**Aim of the exercise**
Everything in the data should be repeated exactly, save for the images.

**Data segment**
— Start —

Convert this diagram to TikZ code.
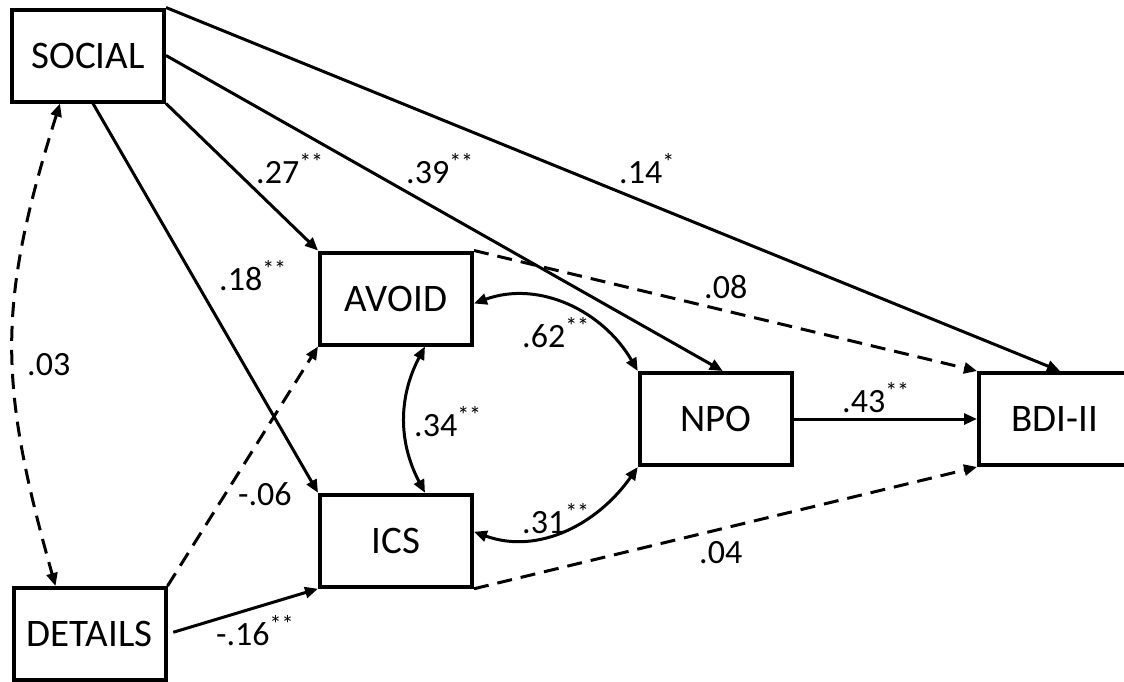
\documentclass[tikz,border=0pt]{standalone}
\usepackage{fontspec}
\setmainfont{Carlito}
\usetikzlibrary{arrows.meta}
\newcommand{\st}[1]{\raisebox{13pt}{\fontsize{24}{24}\selectfont #1}}
\tikzset{
  box/.style={draw, line width=4pt, minimum width=152pt, minimum height=92pt, inner sep=0pt, font=\fontsize{39}{42}\selectfont},
  lab/.style={inner sep=0pt, anchor=base west, font=\fontsize{34}{36}\selectfont},
  tip/.tip={Triangle[length=13pt,width=11pt]},
  conn/.style={line width=3pt, -tip},
  both/.style={line width=3pt, tip-tip},
  dsh/.style={dash pattern=on 15pt off 9pt}
}
\begin{document}
\begin{tikzpicture}[x=1pt,y=-1pt]
\useasboundingbox (0,0) rectangle (1124,681);
% boxes
\node[box] (social)  at (88,55.5)    {SOCIAL};
\node[box] (details) at (89.5,634)   {DETAILS};
\node[box] (avoid)   at (396,298.5)  {AVOID};
\node[box] (ics)     at (396,540.75) {ICS};
\node[box] (npo)     at (715.75,419) {NPO};
\node[box] (bdi)     at (1055,419)   {BDI-II};
% paths from SOCIAL
\draw[conn] (social.north east) -- ([xshift=5pt]bdi.north);
\draw[conn] (social.east) -- ([xshift=7pt]npo.north);
\draw[conn] (social.south east) -- (avoid.north west);
\draw[conn] ([xshift=5pt]social.south) -- (ics.north west);
% covariance SOCIAL-DETAILS
\draw[both, dsh] ([xshift=-28pt]social.south) .. controls (-3,304) and (-2,382) .. ([xshift=-34pt]details.north);
% paths from DETAILS
\draw[conn, dsh] (details.north east) -- (avoid.south west);
\draw[conn, shorten <=6pt] (details.east) -- (ics.south west);
% paths to BDI
\draw[conn, dsh] (avoid.north east) -- (bdi.north west);
\draw[conn] (npo.east) -- (bdi.west);
\draw[conn, dsh] (ics.south east) -- (bdi.south west);
% covariances among mediators
\draw[both] ([yshift=-5pt]avoid.east) to[out=20, in=120] (npo.north west);
\draw[both] ([xshift=29pt]avoid.south) to[out=242, in=118] ([xshift=29pt]ics.north);
\draw[both] ([yshift=9pt]ics.east) to[out=-20, in=235] (npo.south west);
% labels
\node[lab] (l14) at (619,183) {.14\st{*}};
\node[lab] (l39) at (406,183) {.39\st{**}};
\node[lab] (l27) at (256,183) {.27\st{**}};
\node[lab] (l18) at (219,290) {.18\st{**}};
\node[lab] (l03) at (27,375)  {.03};
\node[lab] (l08) at (704,298) {.08};
\node[lab] (l62) at (522,347) {.62\st{**}};
\node[lab] (l34) at (414,436) {.34\st{**}};
\node[lab] (l43) at (842,412) {.43\st{**}};
\node[lab] (l06) at (238,505) {-.06};
\node[lab] (l31) at (522,533) {.31\st{**}};
\node[lab] (l04) at (699,563) {.04};
\node[lab] (l16) at (216,645) {-.16\st{**}};
\end{tikzpicture}
\end{document}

— End —

**Written response**
Convert this diagram to TikZ code.
\documentclass[tikz,border=0pt]{standalone}
\usepackage{fontspec}
\setmainfont{Carlito}
\usetikzlibrary{arrows.meta}
\newcommand{\st}[1]{\raisebox{13pt}{\fontsize{24}{24}\selectfont #1}}
\tikzset{
  box/.style={draw, line width=4pt, minimum width=152pt, minimum height=92pt, inner sep=0pt, font=\fontsize{39}{42}\selectfont},
  lab/.style={inner sep=0pt, anchor=base west, font=\fontsize{34}{36}\selectfont},
  tip/.tip={Triangle[length=13pt,width=11pt]},
  conn/.style={line width=3pt, -tip},
  both/.style={line width=3pt, tip-tip},
  dsh/.style={dash pattern=on 15pt off 9pt}
}
\begin{document}
\begin{tikzpicture}[x=1pt,y=-1pt]
\useasboundingbox (0,0) rectangle (1124,681);
% boxes
\node[box] (social)  at (88,55.5)    {SOCIAL};
\node[box] (details) at (89.5,634)   {DETAILS};
\node[box] (avoid)   at (396,298.5)  {AVOID};
\node[box] (ics)     at (396,540.75) {ICS};
\node[box] (npo)     at (715.75,419) {NPO};
\node[box] (bdi)     at (1055,419)   {BDI-II};
% paths from SOCIAL
\draw[conn] (social.north east) -- ([xshift=5pt]bdi.north);
\draw[conn] (social.east) -- ([xshift=7pt]npo.north);
\draw[conn] (social.south east) -- (avoid.north west);
\draw[conn] ([xshift=5pt]social.south) -- (ics.north west);
% covariance SOCIAL-DETAILS
\draw[both, dsh] ([xshift=-28pt]social.south) .. controls (-3,304) and (-2,382) .. ([xshift=-34pt]details.north);
% paths from DETAILS
\draw[conn, dsh] (details.north east) -- (avoid.south west);
\draw[conn, shorten <=6pt] (details.east) -- (ics.south west);
% paths to BDI
\draw[conn, dsh] (avoid.north east) -- (bdi.north west);
\draw[conn] (npo.east) -- (bdi.west);
\draw[conn, dsh] (ics.south east) -- (bdi.south west);
% covariances among mediators
\draw[both] ([yshift=-5pt]avoid.east) to[out=20, in=120] (npo.north west);
\draw[both] ([xshift=29pt]avoid.south) to[out=242, in=118] ([xshift=29pt]ics.north);
\draw[both] ([yshift=9pt]ics.east) to[out=-20, in=235] (npo.south west);
% labels
\node[lab] (l14) at (619,183) {.14\st{*}};
\node[lab] (l39) at (406,183) {.39\st{**}};
\node[lab] (l27) at (256,183) {.27\st{**}};
\node[lab] (l18) at (219,290) {.18\st{**}};
\node[lab] (l03) at (27,375)  {.03};
\node[lab] (l08) at (704,298) {.08};
\node[lab] (l62) at (522,347) {.62\st{**}};
\node[lab] (l34) at (414,436) {.34\st{**}};
\node[lab] (l43) at (842,412) {.43\st{**}};
\node[lab] (l06) at (238,505) {-.06};
\node[lab] (l31) at (522,533) {.31\st{**}};
\node[lab] (l04) at (699,563) {.04};
\node[lab] (l16) at (216,645) {-.16\st{**}};
\end{tikzpicture}
\end{document}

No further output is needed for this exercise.